Tuesday, August 13, 2013

Imagine That

The ipod dialed up this song this morning:

Imagine that I'm on the stage
Under a watchtower of punishing light
And in the haze is your face bathed in shadow
And what's beyond you is hidden from sight

And it struck me for a couple of reasons:

1) Ani usually sounds much angrier in her songs than she does in this one, which made me listen more closely than I otherwise would have:

And somebody right now is yawning
And watching me like a TV
And I've been frantically piling up sandbags
Against the flood waters of fatigue and insecurity

There's definitely vulnerability in her oft-displayed anger, but it was pretty cool listening/watching her lay it out there without the guise of anger. It inspires me to get beyond my anger, too -- I mean I've tried -- but it inspires me to really deal with what's preventing me from moving beyond it.

Unfortunately, unlike Ani, I don't have guitar playing and singing as an outlet, though I wish I did:

Then suddenly I hear my guitar singing
And so I just start singing along
And somewhere in my chest all the noise
Just gets crushed by the song

Imagine that I'm at your mercy
Imagine that you are at mine
Oh, pretend that I've been standing here
Watching you watching me all this time

Now imagine that you are the weather
In the tiny snow globe of this song
And I am a statue of liberty, one inch long

And here I am at my most hungry
And here I am at my most full
And here I am waving a red cape
Locking eyes with a bull

Just imagine that I'm on stage
Under a watchtower of punishing light
And in the haze is your face bathed in shadow
And what's beyond you is hidden from sight

2) The title and subject of this song, as it turns out, is also dead on, because it seems that me moving beyond my anger has everything to do with me facing up to what's actually in front of me and what I'm just imagining.

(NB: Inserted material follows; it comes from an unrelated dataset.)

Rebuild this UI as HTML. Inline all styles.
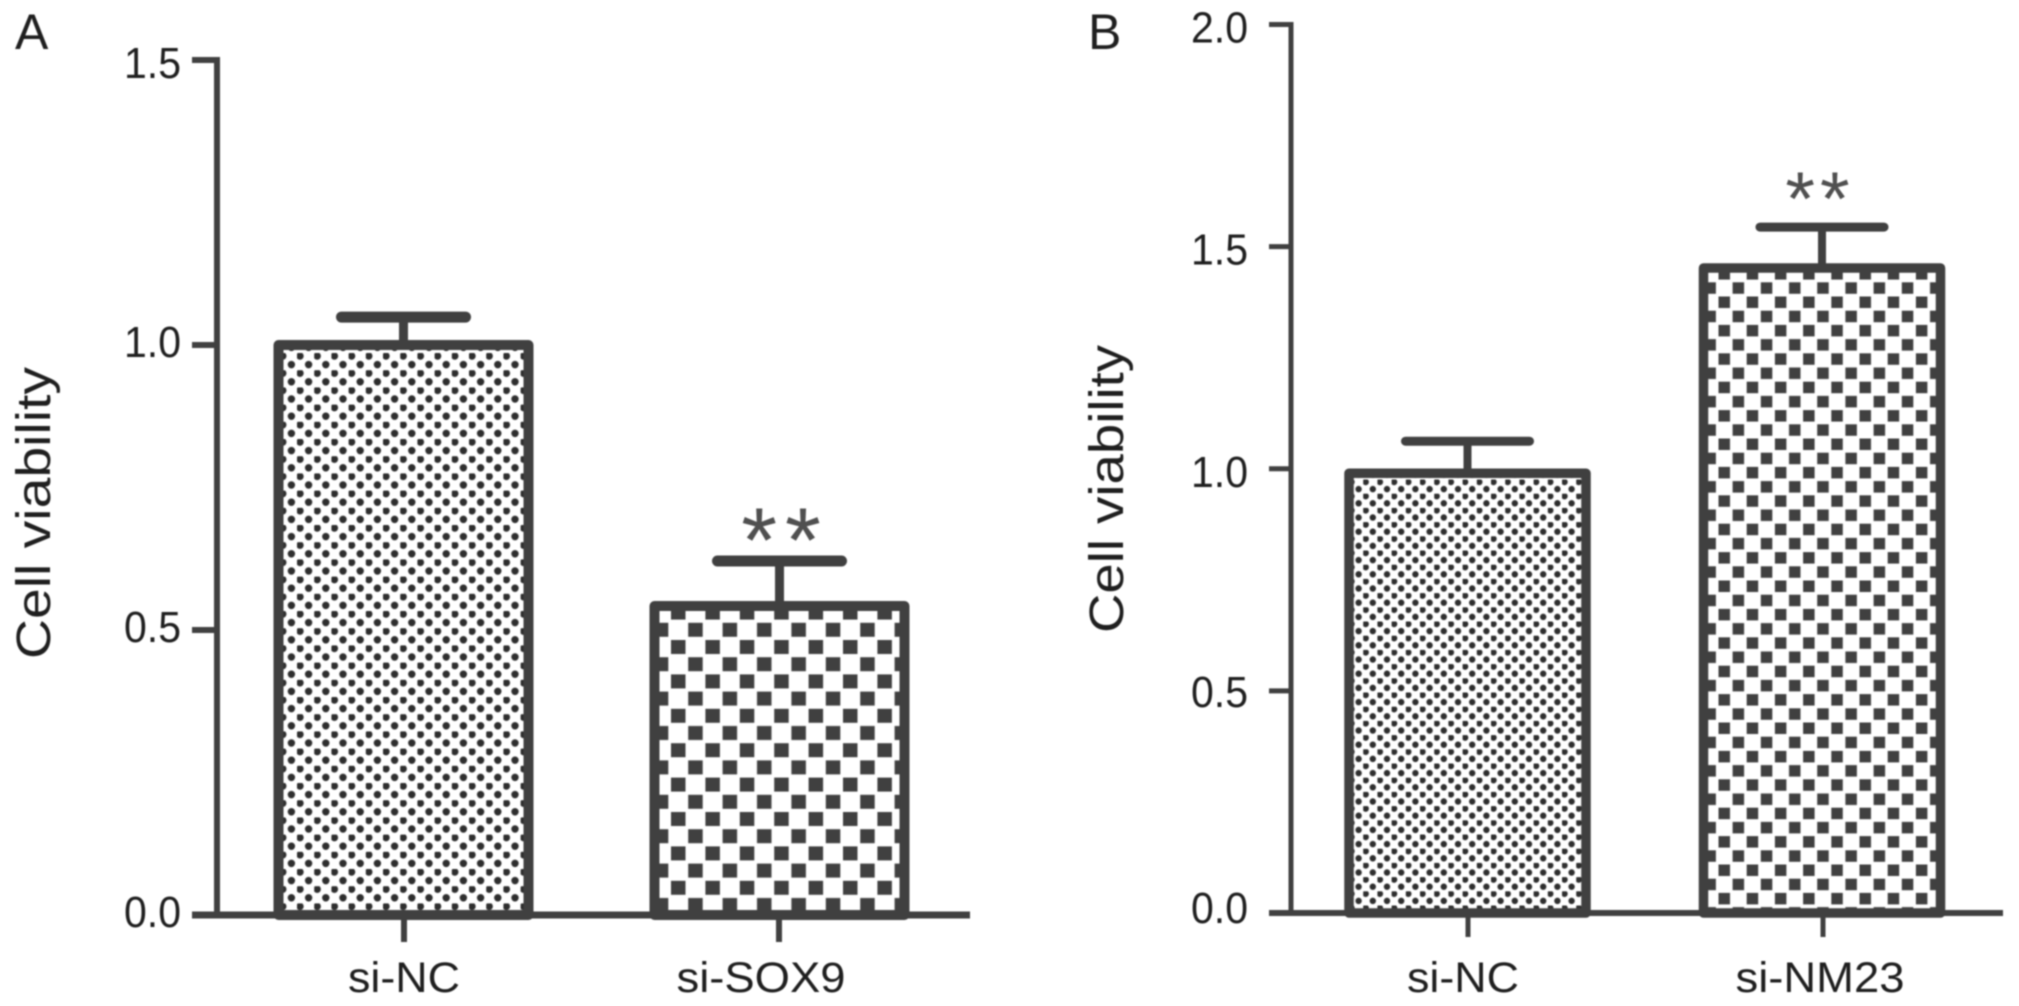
<!DOCTYPE html>
<html lang="en">
<head>
<meta charset="utf-8">
<title>Cell viability bar charts</title>
<style>
html,body{margin:0;padding:0;background:#fff;}
#chart{display:block;width:2019px;height:1006px;filter:blur(0.8px);}
text{font-family:"Liberation Sans",Arial,sans-serif;fill:#1f1f1f;}
</style>
</head>
<body>
<svg id="chart" xmlns="http://www.w3.org/2000/svg" width="2019" height="1006" viewBox="0 0 2019 1006">
  <defs>
    <pattern id="dotsA" patternUnits="userSpaceOnUse" x="297" y="353" width="17.2" height="17.2">
      <circle cx="3" cy="3" r="3.7" fill="#2e2e2e"/>
      <circle cx="11.6" cy="11.6" r="3.7" fill="#2e2e2e"/>
    </pattern>
    <pattern id="checkA" patternUnits="userSpaceOnUse" x="671" y="640" width="34.4" height="34.4">
      <rect x="0" y="0" width="14.5" height="14" fill="#404040"/>
      <rect x="17.2" y="17.2" width="14.5" height="14" fill="#404040"/>
    </pattern>
    <pattern id="dotsB" patternUnits="userSpaceOnUse" x="1363.2" y="479.5" width="14.2" height="14.2">
      <circle cx="2.5" cy="2.5" r="3.2" fill="#2e2e2e"/>
      <circle cx="9.6" cy="9.6" r="3.2" fill="#2e2e2e"/>
    </pattern>
    <pattern id="checkB" patternUnits="userSpaceOnUse" x="1718.5" y="296.5" width="28.2" height="28.4">
      <rect x="0" y="0" width="11.5" height="11.5" fill="#404040"/>
      <rect x="14.1" y="14.2" width="11.5" height="11.5" fill="#404040"/>
    </pattern>
  </defs>
  <g id="panelA"></g>
  <g id="panelB"></g>
</svg>
<script>
// Panel A data
var categoriesA = ['si-NC', 'si-SOX9'];
var valuesA = [1.0, 0.542];
var errorsA = [0.049, 0.079];
var ticksA = [0.0, 0.5, 1.0, 1.5];
var tickLabelsA = ['0.0', '0.5', '1.0', '1.5'];
var significanceA = ['', '**'];

// Panel B data
var categoriesB = ['si-NC', 'si-NM23'];
var valuesB = [0.99, 1.452];
var errorsB = [0.072, 0.092];
var ticksB = [0.0, 0.5, 1.0, 1.5, 2.0];
var tickLabelsB = ['0.0', '0.5', '1.0', '1.5', '2.0'];
var significanceB = ['', '**'];

var SVGNS = 'http://www.w3.org/2000/svg';
var INK = '#404040';

function make(tag, attrs, parent) {
  var el = document.createElementNS(SVGNS, tag);
  for (var k in attrs) { el.setAttribute(k, attrs[k]); }
  parent.appendChild(el);
  return el;
}

function drawPanel(p) {
  var root = document.getElementById(p.id);
  var maxTick = p.ticks[p.ticks.length - 1];
  function yScale(v) { return p.y0 - (v / maxTick) * (p.y0 - p.yTop); }
  function xCenter(i) { return p.barCenters[i]; }
  var el;

  // bars
  p.values.forEach(function (v, i) {
    var top = yScale(v);
    var cx = xCenter(i);
    var capY = yScale(v + p.errors[i]);
    el = make('line', {x1: cx, x2: cx, y1: capY, y2: top, stroke: INK, 'stroke-width': p.stemW}, root);
    
    
    el = make('line', {x1: cx - p.capHalf, x2: cx + p.capHalf, y1: capY, y2: capY, stroke: INK, 'stroke-width': p.capW, 'stroke-linecap': 'round'}, root);
    
    
    el = make('rect', {x: cx - p.barHalf, y: top, width: p.barHalf * 2, height: p.y0 - top, fill: '#fff', stroke: 'none'}, root);
    
    
    el = make('rect', {x: cx - p.barHalf, y: top, width: p.barHalf * 2, height: p.y0 - top, fill: 'url(#' + p.fills[i] + ')', stroke: INK, 'stroke-width': p.barStroke, 'stroke-linejoin': 'round'}, root);
    
    
    if (p.significance[i]) {
      el = make('text', {x: p.starX[i], y: capY + p.starDy, 'text-anchor': 'middle', 'font-size': p.starSize, 'letter-spacing': p.starGap}, root);
      el.style.fill = '#505050';
      
      
      el.textContent = p.significance[i];
    }
  });

  // y axis
  el = make('line', {x1: p.axisX, x2: p.axisX, y1: p.yTop - p.tickW / 2, y2: p.y0, stroke: INK, 'stroke-width': p.axisW}, root);
  
  
  p.ticks.forEach(function (t, i) {
    var y = yScale(t);
    el = make('line', {x1: p.tickLeft, x2: p.axisX, y1: y, y2: y, stroke: INK, 'stroke-width': p.tickW, 'stroke-linecap': 'butt'}, root);
    
    
    var dy = p.labelDy(t, maxTick);
    el = make('text', {x: p.labelRight, y: y + dy, 'text-anchor': 'end', 'font-size': 44, textLength: 57, lengthAdjust: 'spacingAndGlyphs'}, root);
    
    
    el.textContent = p.tickLabels[i];
  });

  // x axis
  el = make('line', {x1: p.tickLeft, x2: p.xEnd, y1: p.y0, y2: p.y0, stroke: INK, 'stroke-width': p.xAxisW}, root);
  
  
  p.categories.forEach(function (c, i) {
    var tx = p.tickCenters[i];
    el = make('line', {x1: tx, x2: tx, y1: p.y0, y2: p.xTickEnd, stroke: INK, 'stroke-width': p.xTickW}, root);
    
    
    el = make('text', {x: p.catX[i], y: 992, 'text-anchor': 'middle', 'font-size': 43, textLength: p.catLen[i], lengthAdjust: 'spacingAndGlyphs'}, root);
    
    
    el.textContent = c;
  });

  // axis title
  el = make('text', {transform: 'translate(' + p.titleX + ',' + p.titleY + ') rotate(-90)', 'text-anchor': 'middle', 'font-size': 48, textLength: p.titleLen, lengthAdjust: 'spacingAndGlyphs'}, root);
  
  
  el.textContent = 'Cell viability';

  // panel letter
  el = make('text', {x: p.letterX, y: 49, 'font-size': 50}, root);
  
  
  el.textContent = p.letter;
}

drawPanel({
  id: 'panelA', letter: 'A', letterX: 15,
  categories: categoriesA, values: valuesA, errors: errorsA,
  ticks: ticksA, tickLabels: tickLabelsA, significance: significanceA,
  fills: ['dotsA', 'checkA'],
  y0: 915, yTop: 60, axisX: 217, axisW: 6, tickLeft: 192, tickW: 6, xAxisW: 7,
  xEnd: 970, xTickEnd: 942, xTickW: 6,
  tickCenters: [404, 779], barCenters: [403.5, 779.5], barHalf: 125, barStroke: 10,
  stemW: 9, capW: 11, capHalf: 62,
  labelRight: 181,
  labelDy: function (t, m) { return t === m ? 18 : 12; },
  catX: [404, 761], catLen: [112, 169],
  titleX: 50, titleY: 513, titleLen: 292,
  starX: [0, 785], starDy: 11, starSize: 92, starGap: 8
});

drawPanel({
  id: 'panelB', letter: 'B', letterX: 1088,
  categories: categoriesB, values: valuesB, errors: errorsB,
  ticks: ticksB, tickLabels: tickLabelsB, significance: significanceB,
  fills: ['dotsB', 'checkB'],
  y0: 913, yTop: 24.5, axisX: 1291, axisW: 5, tickLeft: 1269, tickW: 5, xAxisW: 6,
  xEnd: 2003, xTickEnd: 937, xTickW: 5,
  tickCenters: [1468, 1823], barCenters: [1467.5, 1822], barHalf: 118.5, barStroke: 9.5,
  stemW: 8, capW: 9, capHalf: 62,
  labelRight: 1248,
  labelDy: function (t, m) { return t === 0 ? 10 : (t === 0.5 ? 16 : 18); },
  catX: [1463, 1820], catLen: [112, 169],
  titleX: 1123, titleY: 489, titleLen: 288,
  starX: [0, 1820], starDy: -2, starSize: 76, starGap: 5
});
</script>
</body>
</html>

You see, yesterday I went to see my zero balancer/rolpher, whom I hadn't seen in a number of months. When I caught him up with what's going on with me, he really laid it out there for me. He said that for me to continue to hope for something that the evidence does not support is a fantasy, and that I'd be better off working out what it is that continues to draw me to men that leave me feeling, on some level, empty. Ouch. Looks like I'm gonna need that inspiration noted in #1 and then some.

He also noted that the left side of my body -- the feminine side -- appears to have taken a beating (my words not his) and encouraged me to send love to the feminine side and acknowledge myself for taking a risk and giving it everything I had. And then he said: "It doesn't always work out, but it is important to acknowledge yourself for trying."

I cried when he said that, and the tears were both the kind of tears you cry when someone touches something in you and the kind of tears you cry when you realize that Bambi's mother is dead or that Thelma and Louise don't manage a Dukes-of-Hazard style landing and come out without a scratch after flying over a canyon.

I know that it probably sounds incredibly naive but honestly, it is just very difficult for me to believe that it's true that it doesn't always work out when you have all the feelings that I had for my moved-away-again man. I guess when I think about it, it kinda makes sense. I am about three or four years old when it comes to the amount of time I feel like I've been able to really live and love from my heart, which maybe just isn't long enough to have learned the hard lessons that life eventually forces on us. But here I am now, with this opportunity to learn it now, whether I like it or not.

Imagine that...

1 comment:

  1. i've had Pandora tuned to the "Chris Pureka" station for the past few days. it's the perfect combo of hopeful/angsty music that i've been craving lately....Ani included. so, it made me smile that you had this song up today - pretty sure it came on my Pandora station as i was getting ready for work this morning.

    i think that this - what you're going through - will probably feel like the hardest thing until it's not. there's no telling when that might be, but accept what you're going through now and know something will give eventually.